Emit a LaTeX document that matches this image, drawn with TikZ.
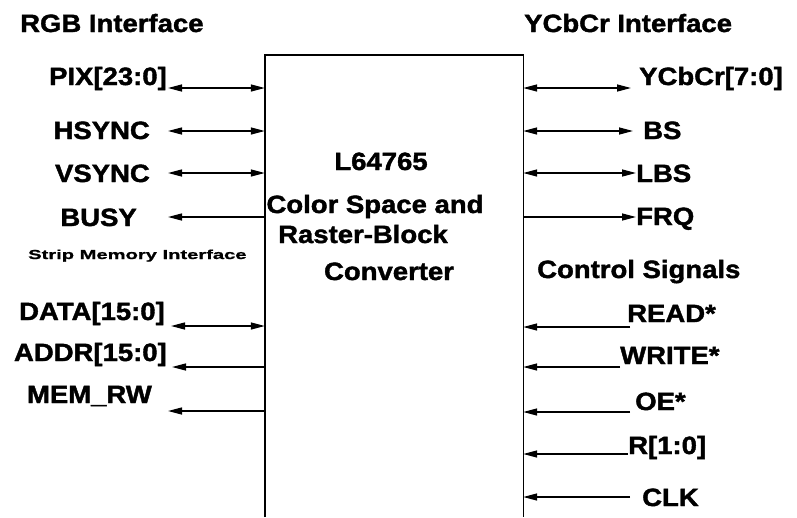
\documentclass[tikz,border=0pt]{standalone}
\usepackage{fontspec}
\newfontfamily\lblfont{Liberation Sans}[FakeStretch=1.1,FakeBold=1.6]
\newfontfamily\smlfont{Liberation Sans}[FakeStretch=1.55,FakeBold=1.2]
\usetikzlibrary{arrows.meta}
\tikzset{ah/.tip={Triangle[length=14pt,width=7pt]}}
\begin{document}
\begin{tikzpicture}[x=1pt,y=-1pt,
  lbl/.style={inner sep=0pt,font=\lblfont\bfseries\fontsize{25}{29}\selectfont},
  sml/.style={inner sep=0pt,font=\smlfont\bfseries\fontsize{13}{15}\selectfont},
  sig/.style={line width=1.4pt},
  both/.style={sig,arrows={ah-ah}},
  one/.style={sig,arrows={-ah}}]
\useasboundingbox (0,0) rectangle (797,517);
% chip
\node[minimum width=258pt,minimum height=462pt,inner sep=0pt] (chip) at (394,286) {};
\draw[line width=1.4pt] (chip.south west) -- (chip.north west) -- (chip.north east) -- (chip.south east);
\node[lbl,anchor=base] (t1) at (381,170) {L64765};
\node[lbl,anchor=base] (t2) at (375,213) {Color Space and};
\node[lbl,anchor=base] (t3) at (363,243) {Raster-Block};
\node[lbl,anchor=base] (t4) at (389,280) {Converter};
% titles
\node[lbl,anchor=base west] (rgb) at (20,32) {RGB Interface};
\node[lbl,anchor=base west] (ycc) at (524,32) {YCbCr Interface};
\node[sml,anchor=base west] (smi) at (28,259) {Strip Memory Interface};
\node[lbl,anchor=base west] (ctl) at (537,278) {Control Signals};
% left labels
\node[lbl,anchor=base east] (pix) at (167,85) {PIX[23:0]};
\node[lbl,anchor=base east] (hs) at (150,139) {HSYNC};
\node[lbl,anchor=base east] (vs) at (150,182) {VSYNC};
\node[lbl,anchor=base east] (busy) at (137,226) {BUSY};
\node[lbl,anchor=base east] (data) at (165,320) {DATA[15:0]};
\node[lbl,anchor=base east] (addr) at (167,361) {ADDR[15:0]};
\node[lbl,anchor=base east] (mem) at (152,403) {MEM\_RW};
% right labels
\node[lbl,anchor=base west] (ycbcr) at (639,85) {YCbCr[7:0]};
\node[lbl,anchor=base west] (bs) at (643,139) {BS};
\node[lbl,anchor=base west] (lbs) at (636,182) {LBS};
\node[lbl,anchor=base west] (frq) at (636,225) {FRQ};
\node[lbl,anchor=base west] (rd) at (627,322) {READ*};
\node[lbl,anchor=base west] (wr) at (620,364) {WRITE*};
\node[lbl,anchor=base west] (oe) at (635,410) {OE*};
\node[lbl,anchor=base west] (r10) at (628,454) {R[1:0]};
\node[lbl,anchor=base west] (clk) at (642,506) {CLK};
% left connector ends
\coordinate (pixL) at (168,88);
\coordinate (hsL) at (168,131);
\coordinate (vsL) at (168,173);
\coordinate (busyL) at (168,217);
\coordinate (dataL) at (171,326);
\coordinate (addrL) at (172,367);
\coordinate (memL) at (168,411);
\draw[both] (pixL) -- (pixL -| chip.west);
\draw[both] (hsL) -- (hsL -| chip.west);
\draw[both] (vsL) -- (vsL -| chip.west);
\draw[one] (busyL -| chip.west) -- (busyL);
\draw[both] (dataL) -- (dataL -| chip.west);
\draw[one] (addrL -| chip.west) -- (addrL);
\draw[one] (memL -| chip.west) -- (memL);
% right connector ends
\coordinate (ycR) at (631,88);
\coordinate (bsR) at (633,131);
\coordinate (lbsR) at (636,173);
\coordinate (frqR) at (636,217);
\coordinate (rdR) at (630,327);
\coordinate (wrR) at (620,367);
\coordinate (oeR) at (630,412);
\coordinate (rR) at (628,454);
\coordinate (clkR) at (630,497);
\draw[both] (ycR -| chip.east) -- (ycR);
\draw[both] (bsR -| chip.east) -- (bsR);
\draw[both] (lbsR -| chip.east) -- (lbsR);
\draw[one] (frqR -| chip.east) -- (frqR);
\draw[one] (rdR) -- (rdR -| chip.east);
\draw[one] (wrR) -- (wrR -| chip.east);
\draw[one] (oeR) -- (oeR -| chip.east);
\draw[one] (rR) -- (rR -| chip.east);
\draw[one] (clkR) -- (clkR -| chip.east);
\end{tikzpicture}
\end{document}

# TASK DESCRIPTION:
The data above should be repeated exactly, minus any pictures.

# OUTPUT OF THE EXERCISE:
Emit a LaTeX document that matches this image, drawn with TikZ.
\documentclass[tikz,border=0pt]{standalone}
\usepackage{fontspec}
\newfontfamily\lblfont{Liberation Sans}[FakeStretch=1.1,FakeBold=1.6]
\newfontfamily\smlfont{Liberation Sans}[FakeStretch=1.55,FakeBold=1.2]
\usetikzlibrary{arrows.meta}
\tikzset{ah/.tip={Triangle[length=14pt,width=7pt]}}
\begin{document}
\begin{tikzpicture}[x=1pt,y=-1pt,
  lbl/.style={inner sep=0pt,font=\lblfont\bfseries\fontsize{25}{29}\selectfont},
  sml/.style={inner sep=0pt,font=\smlfont\bfseries\fontsize{13}{15}\selectfont},
  sig/.style={line width=1.4pt},
  both/.style={sig,arrows={ah-ah}},
  one/.style={sig,arrows={-ah}}]
\useasboundingbox (0,0) rectangle (797,517);
% chip
\node[minimum width=258pt,minimum height=462pt,inner sep=0pt] (chip) at (394,286) {};
\draw[line width=1.4pt] (chip.south west) -- (chip.north west) -- (chip.north east) -- (chip.south east);
\node[lbl,anchor=base] (t1) at (381,170) {L64765};
\node[lbl,anchor=base] (t2) at (375,213) {Color Space and};
\node[lbl,anchor=base] (t3) at (363,243) {Raster-Block};
\node[lbl,anchor=base] (t4) at (389,280) {Converter};
% titles
\node[lbl,anchor=base west] (rgb) at (20,32) {RGB Interface};
\node[lbl,anchor=base west] (ycc) at (524,32) {YCbCr Interface};
\node[sml,anchor=base west] (smi) at (28,259) {Strip Memory Interface};
\node[lbl,anchor=base west] (ctl) at (537,278) {Control Signals};
% left labels
\node[lbl,anchor=base east] (pix) at (167,85) {PIX[23:0]};
\node[lbl,anchor=base east] (hs) at (150,139) {HSYNC};
\node[lbl,anchor=base east] (vs) at (150,182) {VSYNC};
\node[lbl,anchor=base east] (busy) at (137,226) {BUSY};
\node[lbl,anchor=base east] (data) at (165,320) {DATA[15:0]};
\node[lbl,anchor=base east] (addr) at (167,361) {ADDR[15:0]};
\node[lbl,anchor=base east] (mem) at (152,403) {MEM\_RW};
% right labels
\node[lbl,anchor=base west] (ycbcr) at (639,85) {YCbCr[7:0]};
\node[lbl,anchor=base west] (bs) at (643,139) {BS};
\node[lbl,anchor=base west] (lbs) at (636,182) {LBS};
\node[lbl,anchor=base west] (frq) at (636,225) {FRQ};
\node[lbl,anchor=base west] (rd) at (627,322) {READ*};
\node[lbl,anchor=base west] (wr) at (620,364) {WRITE*};
\node[lbl,anchor=base west] (oe) at (635,410) {OE*};
\node[lbl,anchor=base west] (r10) at (628,454) {R[1:0]};
\node[lbl,anchor=base west] (clk) at (642,506) {CLK};
% left connector ends
\coordinate (pixL) at (168,88);
\coordinate (hsL) at (168,131);
\coordinate (vsL) at (168,173);
\coordinate (busyL) at (168,217);
\coordinate (dataL) at (171,326);
\coordinate (addrL) at (172,367);
\coordinate (memL) at (168,411);
\draw[both] (pixL) -- (pixL -| chip.west);
\draw[both] (hsL) -- (hsL -| chip.west);
\draw[both] (vsL) -- (vsL -| chip.west);
\draw[one] (busyL -| chip.west) -- (busyL);
\draw[both] (dataL) -- (dataL -| chip.west);
\draw[one] (addrL -| chip.west) -- (addrL);
\draw[one] (memL -| chip.west) -- (memL);
% right connector ends
\coordinate (ycR) at (631,88);
\coordinate (bsR) at (633,131);
\coordinate (lbsR) at (636,173);
\coordinate (frqR) at (636,217);
\coordinate (rdR) at (630,327);
\coordinate (wrR) at (620,367);
\coordinate (oeR) at (630,412);
\coordinate (rR) at (628,454);
\coordinate (clkR) at (630,497);
\draw[both] (ycR -| chip.east) -- (ycR);
\draw[both] (bsR -| chip.east) -- (bsR);
\draw[both] (lbsR -| chip.east) -- (lbsR);
\draw[one] (frqR -| chip.east) -- (frqR);
\draw[one] (rdR) -- (rdR -| chip.east);
\draw[one] (wrR) -- (wrR -| chip.east);
\draw[one] (oeR) -- (oeR -| chip.east);
\draw[one] (rR) -- (rR -| chip.east);
\draw[one] (clkR) -- (clkR -| chip.east);
\end{tikzpicture}
\end{document}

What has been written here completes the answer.